The controversy over NAFTA is stupid and just proves that people who lose jobs to trade are, for the most part, simply unwilling to adapt to the demands of a changing economy. Instead of yearning for the jobs of yester-year they should be clamoring for a strong support system to assist those who suffer trade-related job loss with education and retraining programs to help them rejoin a workforce. The part that transfers the unneccesary Farm Bill largesse into trade job-loss assistance will stay in power for a generation.
But Workers who have lost their jobs to trade hate change like trade liberals hate America - and ultimately they will both denounce and reject Obama's message of change. They subscribe to the platonic ideal of the arrested state of social affairs, a state of mind where all change is only the decay of a truer form of society (an egalitarian Sparta of union jobs and benefits).

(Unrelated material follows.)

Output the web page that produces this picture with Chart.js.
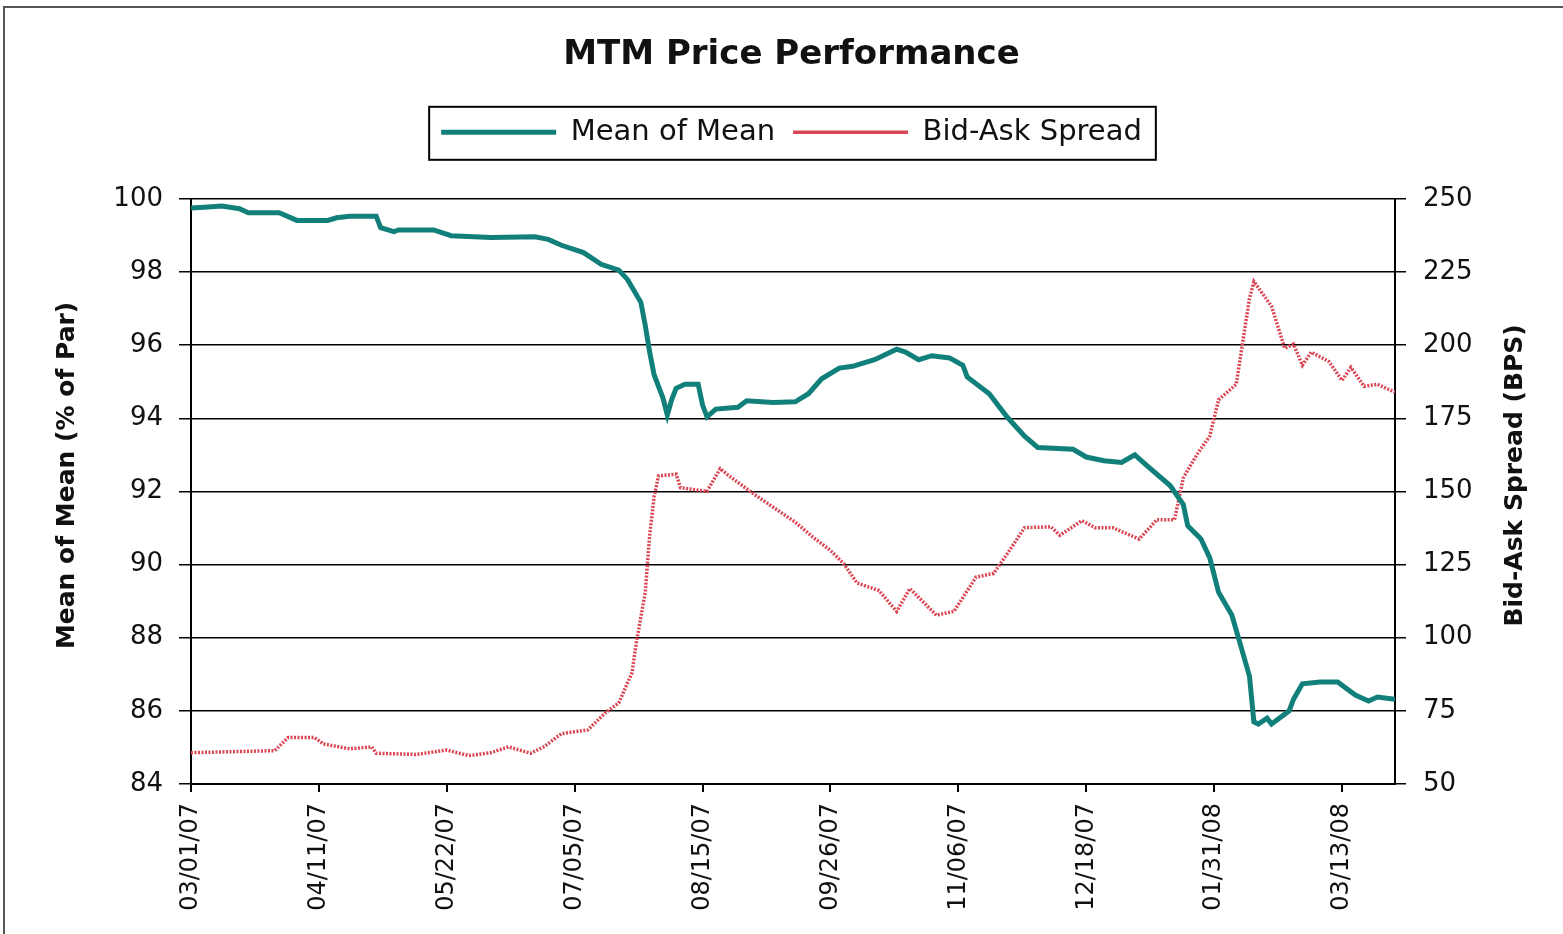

However, the reality is that they themselves helped drive the change by taking their patronage from main street to wal-mart in search of the cheapest prices and a better quality of life; looking forward to a secure retirement, they held stakes in union pensions and 401(k)s heavily invested in the same mutlinationals that employed them. They too clamored for the best returns. They too were part of the quarterly chorus for cut costs and higher returns. Does this make such workers responsible for hastening their own jobs overseas? Their proposed solution to their dilema - to bring the jobs back - is no solution at all. Are they willing to work for developing country wages and no benefits besides, perhaps, dormitory housing?
So why do politicians pander to this tragic chorus? Because their eternal dirge is an order of magnitude louder than the satisfaction of those many millions sitting in quiet enjoyment of their improved prospects because of trade. To not address them is to look uncaringly upon their plight. Yes, Obama's populist grandstanding has been the low-point of his primary campaign, but outside his rhetoric every other indicator shows a common sense approach to trade. Yes, trade makes some losers on the individual level, but it only makes winners by agregate measures. In america there is, however, no excuse for losers to be losers permanently, besides their own arrested state of mind.